Relatively small amounts of money risked on an uncertain solutions that fail may be well spent if it helps you eliminate options and build forward momentum.
Time on and time off
With these things in mind it helps to set aside regular amounts of time (half an hour a day?) to focus on tasks like this that you can’t resolve in a single sitting. The frequency helps you to keep your decisions and next steps at top of mind.* More important is the flip-side of setting a clear time-frame for morale-sapping tasks: by dedicating half an hour to them you are also ring-fencing twenty-three-and-a-half hours where you can leave the frustration behind.
*Of course, you could always write them down. Why do we so rarely write our decisions down?
Really helpful.
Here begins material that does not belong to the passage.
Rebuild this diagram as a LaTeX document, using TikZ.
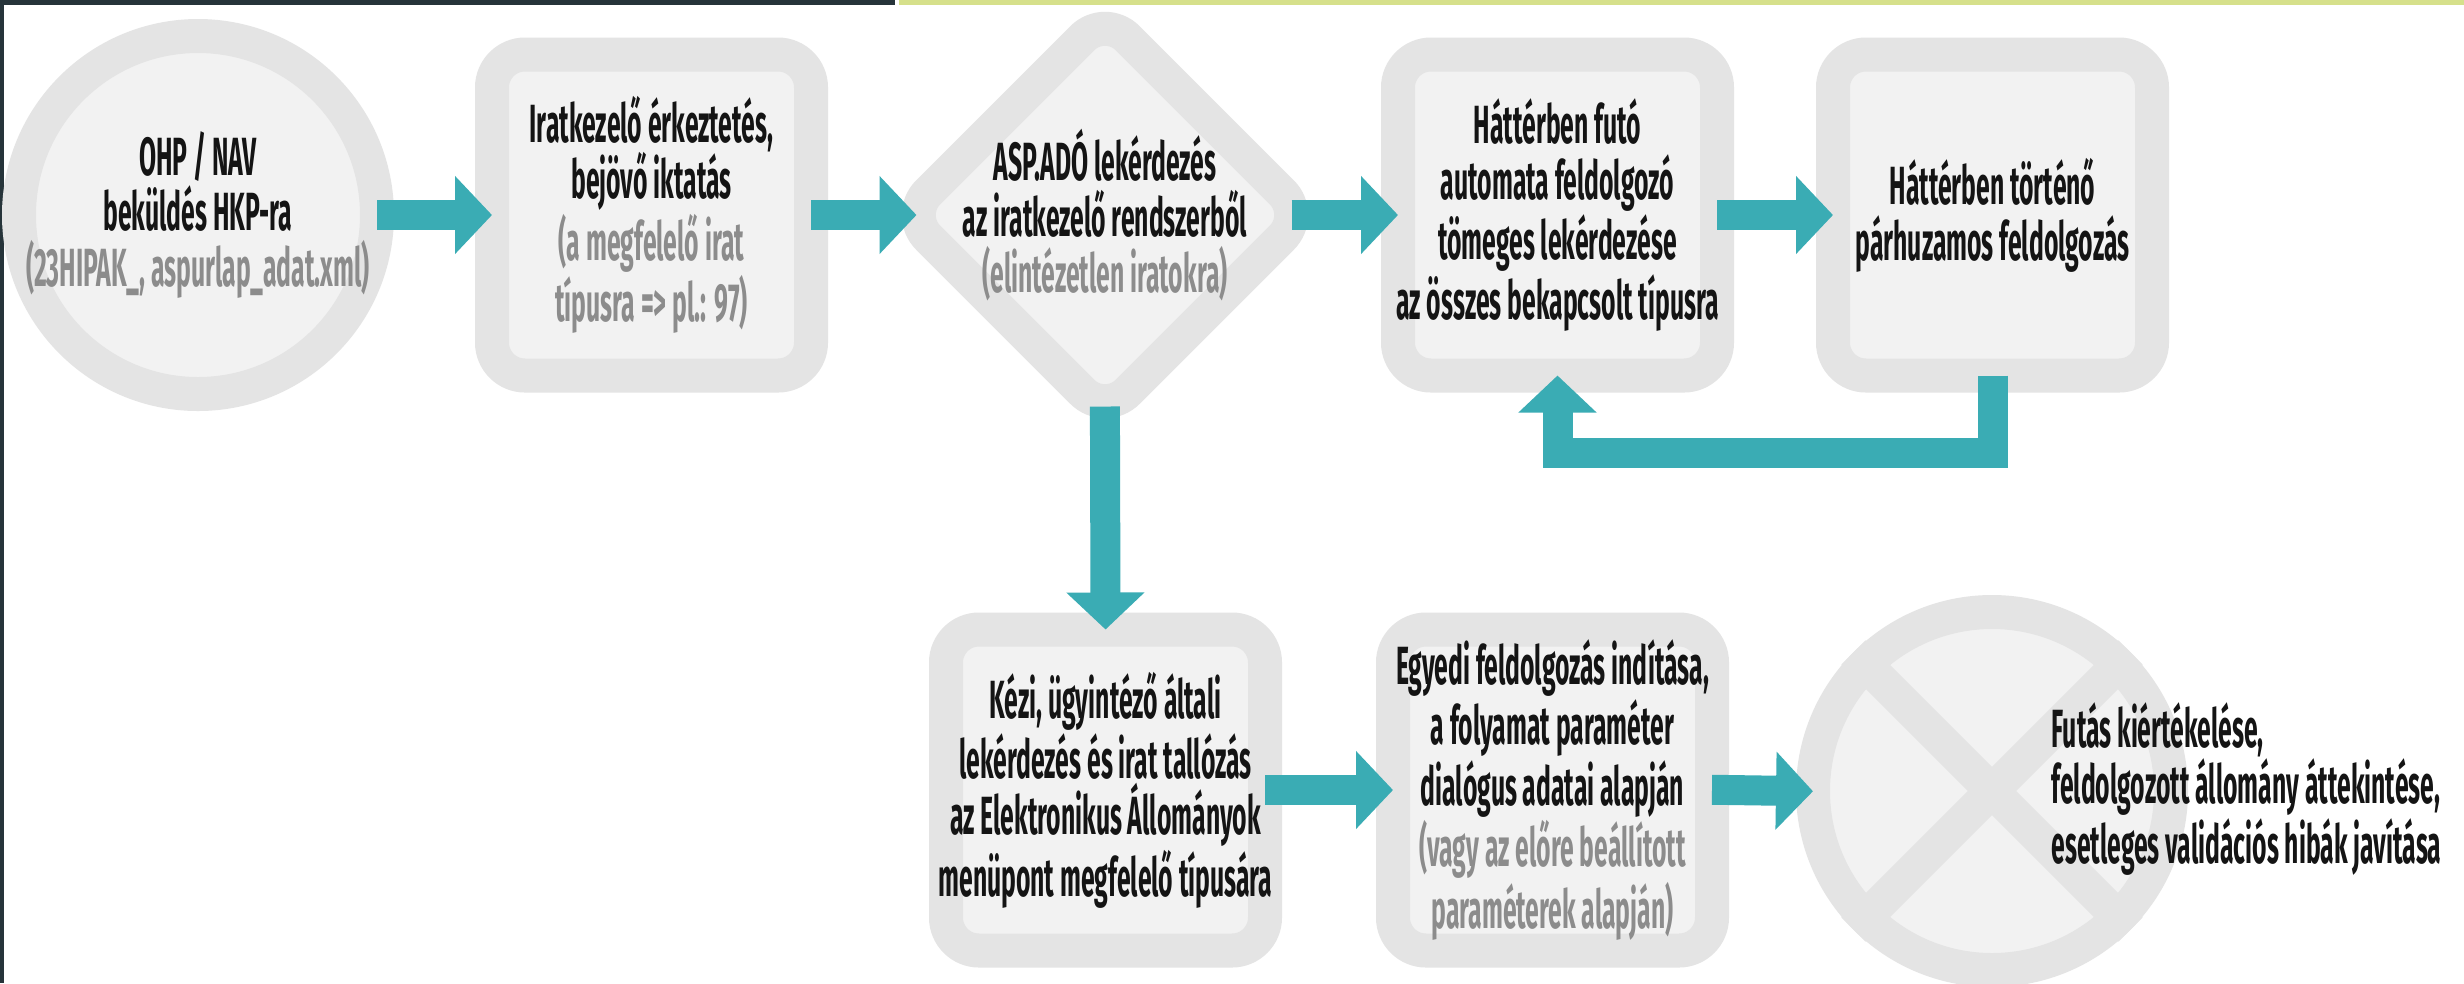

One reason I don’t always write things down is the lack of a system to log and then find my notes! I have apps, Evernote, paper, post-its, diaries. And I’m quite an organised person! Any advice gratefully received. I definitely think the small chunks of time to work on this is wise and helpful – sometimes things take time to coalesce and for clarity to emerge. But an active waiting/testing rather than a passive ‘let’s see what happens’ if I do nothing. Great stuff!
Thanks! I’ve still never found _the_ to do list that works for me consistently. I think I’d like some version of an enormous Kanban board with lots of space for extra information but that’s not very portable… and I haven’t found an electronic one that does what I need!